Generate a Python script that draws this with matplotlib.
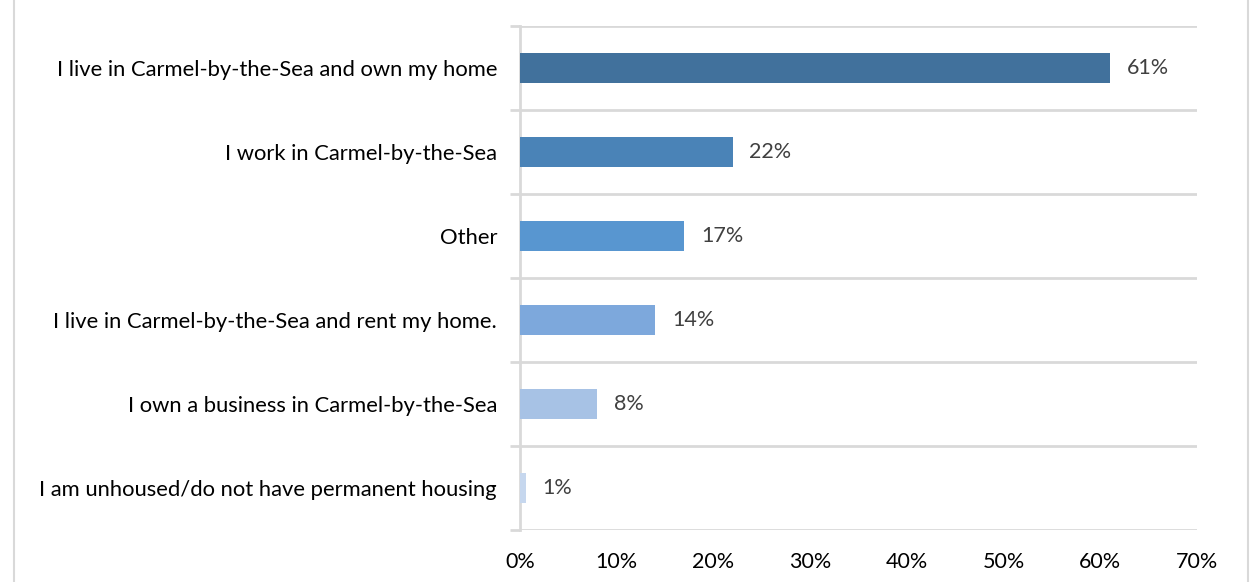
import matplotlib.pyplot as plt
from matplotlib.patches import Rectangle

# survey answers, top to bottom
categories = [
    "I live in Carmel-by-the-Sea and own my home",
    "I work in Carmel-by-the-Sea",
    "Other",
    "I live in Carmel-by-the-Sea and rent my home.",
    "I own a business in Carmel-by-the-Sea",
    "I am unhoused/do not have permanent housing",
]
values = [61, 22, 17, 14, 8, 0.6]
colors = ["#41719C", "#4A83B7", "#5896D0", "#7DA8DC", "#A7C2E5", "#C6D7EE"]
xticks = [0, 10, 20, 30, 40, 50, 60, 70]

plt.rcParams['font.family'] = ['Lato', 'DejaVu Sans']

fig = plt.figure(figsize=(12.51, 5.82), dpi=100)
ax = fig.add_axes([520 / 1251, 1 - 530 / 582, 677 / 1251, 504 / 582])

grid_c = "#D9D9D9"
ypos = list(range(len(categories)))
ax.barh(ypos, values, height=0.36, color=colors, zorder=3)
for y, v in zip(ypos, values):
    ax.annotate(f"{v:.0f}%", (v, y), xytext=(12, 0), textcoords="offset points",
                va="center", ha="left", fontsize=15.5, color="#404040")

ax.set_xlim(0, 70)
ax.set_ylim(len(categories) - 0.5, -0.5)
ax.set_xticks(xticks)
ax.set_xticklabels([f"{t}%" for t in xticks], fontsize=15.5, color="#000000")
ax.set_yticks(ypos)
ax.set_yticklabels(categories, fontsize=15.8, color="#000000")
ax.set_yticks([i - 0.5 for i in range(len(categories) + 1)], minor=True)
ax.tick_params(axis="y", which="major", length=0, pad=16.5)
ax.tick_params(axis="y", which="minor", length=7, width=2, color=grid_c)
ax.tick_params(axis="x", length=0, pad=16)
ax.grid(axis="y", which="minor", color=grid_c, linewidth=2, zorder=0)
ax.grid(axis="y", which="major", visible=False)
for s in ["top", "right", "bottom"]:
    ax.spines[s].set_visible(False)
ax.spines["left"].set_color(grid_c)
ax.spines["left"].set_linewidth(2)

# chart frame (top and bottom run off the picture)
fig.patches.append(Rectangle((14 / 1251, -0.1), (1248 - 14) / 1251, 1.2,
                             transform=fig.transFigure, fill=False,
                             edgecolor=grid_c, linewidth=1.5))

fig.savefig("out.png", dpi=100)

• WHAT IS NEEDED:
Repeat only what lies between the start of the data and the end of the line containing "from matplotlib.patches import Rectangle", exactly, with pictures left out.

• ANSWER TO THIS EXERCISE:
Generate a Python script that draws this with matplotlib.
import matplotlib.pyplot as plt
from matplotlib.patches import Rectangle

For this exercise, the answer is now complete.